BLANTERORBITv102

    PENJELASAN Q.S. AL-NAJM: 13

    Kamis, 13 Maret 2025

    Relasi Konseptual

    Surah Al-Najm ayat 12 dan 13 membentuk kesinambungan makna dalam memahami pengalaman spiritual Nabi Muhammad ﷺ. Ayat 12 menyoroti sikap skeptis kaum Quraisy terhadap pengalaman Nabi melihat Jibril dalam bentuk aslinya, sementara ayat 13 menegaskan bahwa peristiwa tersebut terjadi kembali dalam momen yang lain. Dalam konteks pendidikan dan sains modern, pertautan ini mengajarkan pentingnya keterbukaan intelektual terhadap fenomena yang melampaui pemahaman empiris.

    Sama seperti ilmu pengetahuan yang berkembang melalui observasi berulang dan validasi, pengalaman Nabi yang disaksikan kembali dalam ayat 13 memperkuat otentisitasnya. Dalam pendidikan, ini mengajarkan bahwa pemahaman mendalam terhadap suatu konsep sering kali memerlukan pengalaman berulang. Sains juga bekerja dengan prinsip serupa—teori diperkuat dengan eksperimen berulang untuk mengonfirmasi kebenarannya.

    Dengan demikian, ayat ini mengajarkan bahwa dalam mencari ilmu, seseorang tidak boleh terjebak dalam skeptisisme tanpa dasar, tetapi juga harus terbuka terhadap pembelajaran progresif yang didasarkan pada pengalaman dan bukti. Perspektif ini sangat relevan dalam sains modern, di mana kemajuan ilmu sering kali terjadi ketika peneliti bersedia menerima kemungkinan baru yang sebelumnya tidak terbayangkan.

    Tinjauan Kebahasaan

    3وَلَقَدْ رَاٰهُ نَزْلَةً اُخْرٰىۙ

    Terjemanya: "Sungguh, dia (Nabi Muhammad) benar-benar telah melihatnya (dalam rupa yang asli) pada waktu yang lain".(13).

    Ayat 13 terdiri dari kalimat afirmatif yang ttg diawali dengan laqad (لَقَدْ), yang berfungsi sebagai penegasan kuat bahwa Nabi benar-benar melihat Jibril.
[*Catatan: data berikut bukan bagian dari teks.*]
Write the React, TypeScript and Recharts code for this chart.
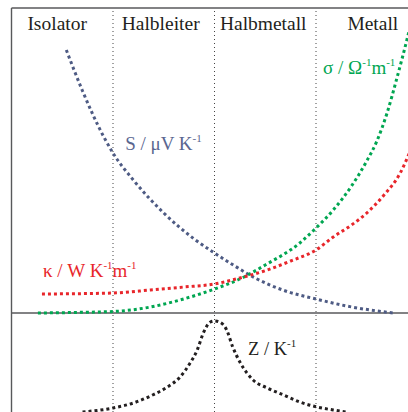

Struktur ayat ini sederhana tetapi memiliki makna mendalam. Frasa رَآهُ نَزْلَةً أُخْرَىٰ menunjukkan kesinambungan pengalaman Nabi dengan Jibril, menghubungkan ayat ini dengan peristiwa di ayat sebelumnya. Penggunaan kata ukhra (أُخْرَىٰ) mempertegas bahwa pengalaman tersebut bukan hanya sekali terjadi, melainkan ada momen lain yang mengukuhkan validitasnya. Struktur ini menekankan kesinambungan pengalaman spiritual dalam perjalanan kenabian.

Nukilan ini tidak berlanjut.